Well, the three High Holy Day Prayer Books have now been packed away, the stray Memorial Books and High Holy Day handouts have been removed from the pews, and even the splendid Sanctuary Succah has faded and by now its fruit and flowers have been taken down. The many bags of groceries have been delivered to the folks at The Second Harvest along with our annual donation. The Torah covers in the ark are now returned to their customary burgundy. The new High Holy Day white covers are again safely wrapped for protection and placed in storage.

There is a collective breath of relief from the Temple’s exhausted professional staff, and we all share gratitude that all has gone well and our very best was offered to the glory of God and our people’s sacred heritage during this awesome Hebrew month of Tishri.

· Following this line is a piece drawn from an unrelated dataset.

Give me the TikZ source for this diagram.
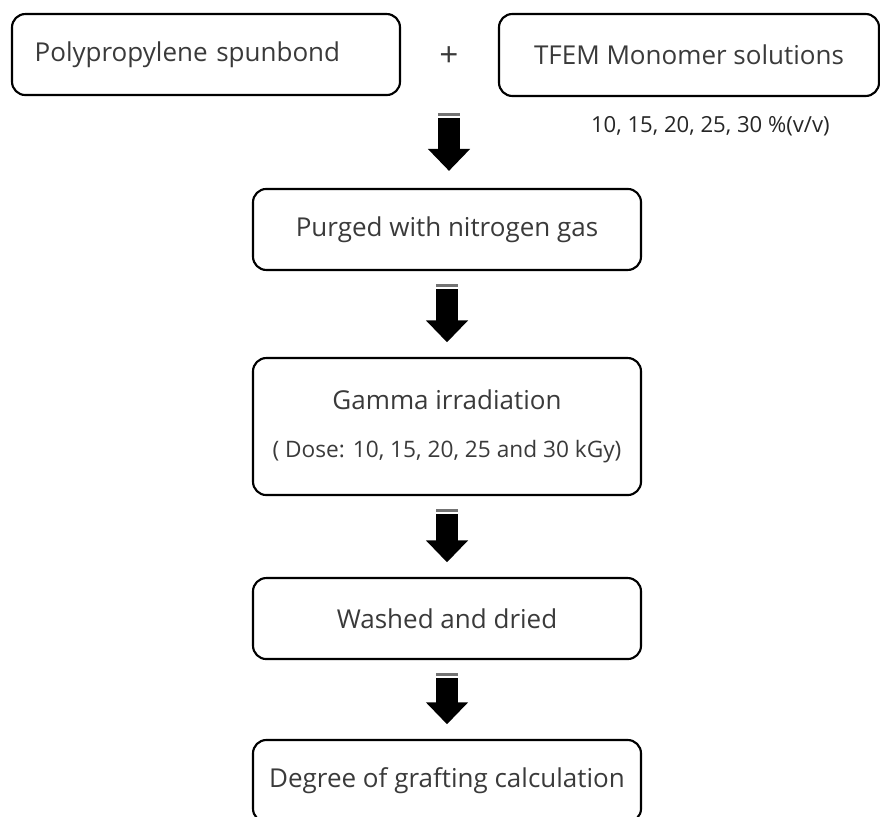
\documentclass[tikz,border=0pt]{standalone}
\usepackage{fontspec}
\setmainfont{Open Sans}
\usepackage{xcolor}
\usepackage{tikz}
\usetikzlibrary{arrows.meta,positioning,calc}
\definecolor{inkgray}{HTML}{3A3A3A}
\tikzset{
  procbox/.style={draw=black,line width=1.6pt,rounded corners=10pt,
    minimum width=291pt,minimum height=60.75pt,align=center,
    font=\fontsize{19.5}{24}\selectfont,text=inkgray},
  plain/.style={inner sep=2pt,align=center,font=\fontsize{25}{30}\selectfont,text=inkgray},
  note/.style={inner sep=2pt,font=\fontsize{16.6}{20}\selectfont,text=black!85},
  fatarrow/.style={-{Triangle[length=16.5pt,width=30.75pt]},line width=16.5pt,draw=black},
  arrowcap/.style={line width=16.5pt,draw=black!55},
}
\begin{document}
\begin{tikzpicture}
  \useasboundingbox (0,0) rectangle (660pt,-612pt);
  % inputs
  \node[procbox,align=left,text width=257pt,inner xsep=17pt] (pp) at (154.5pt,-40.9pt)
    {Polypropylene spunbond};
  \node[plain] (plus) at (336.75pt,-42.75pt) {+};
  \node[procbox,minimum width=285pt,minimum height=61.5pt] (tfem) at (516.75pt,-41.25pt)
    {TFEM Monomer solutions};
  \node[note,below=12pt of tfem,xshift=16pt] (conc) {10, 15, 20, 25, 30 \%(v/v)};
  % process steps
  \node[procbox] (purge) at (335.25pt,-172.1pt) {Purged with nitrogen gas};
  \node[procbox,minimum height=102.75pt] (gamma) at (335.25pt,-319.9pt)
    {Gamma irradiation\\[12pt]\fontsize{17}{20}\selectfont ( Dose: 10, 15, 20, 25 and 30 kGy)};
  \node[procbox] (wash) at (335.25pt,-463.9pt) {Washed and dried};
  \node[procbox,minimum height=61.5pt] (dog) at (335.25pt,-585.75pt)
    {Degree of grafting calculation};
  % block arrows
  \draw[arrowcap] ([yshift=-42pt]plus.center) -- ++(0,-2.25pt);
  \draw[fatarrow,shorten <=45.75pt,shorten >=12.75pt] (plus.center) -- (plus.center |- purge.north);
  \foreach \a/\b in {purge/gamma,gamma/wash,wash/dog}{
    \draw[arrowcap] ([yshift=-9.75pt]\a.south) -- ++(0,-2.25pt);
    \draw[fatarrow,shorten <=13.5pt,shorten >=11pt] (\a.south) -- (\b.north);
  }
\end{tikzpicture}
\end{document}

Your letters, cards, phone messages, and emails have assured us all that you were moved and inspired by the prayers, the music and the messages of these most holy days and the beautiful harvest festival as well.

On behalf of everyone here at Temple Sinai, we now want to remind each one of our Temple members, Judaism does not end with the Break the Fast! Both young and older, our Judaism has so much to offer us all year long. Don’t be a Seventh Day Absentist! Join us on Shabbat!

Modern life discourages introspection and we all need a time to slow it down, to explore and to savor life’s opportunities for joy and purpose. In one of his books, columnist Thomas Friedman related this engaging African proverb.
 Every morning in Africa, a gazelle wakes up.
    It knows it must run faster than the fastest lion or it will be killed.
    Every morning in Africa, a lion wakes up.
    It knows it must outrun the slowest gazelle or will starve to death.
    It doesn’t matter whether you are a lion or a gazelle.
    When the sun comes up, you better start running.  
My friends, surely you are not willing to settle for that as a description of your life are you? We are more than animals running in pursuit or fleeing from fear.

Lion or gazelle, pursuer or the pursued, step out of the furious race for a while and join us for Shabbat at Temple Sinai. Secure and welcome, I promise you that Shabbat Shalom, Sabbath peace, will provide you a safe and refreshing escape from the “Jungle.”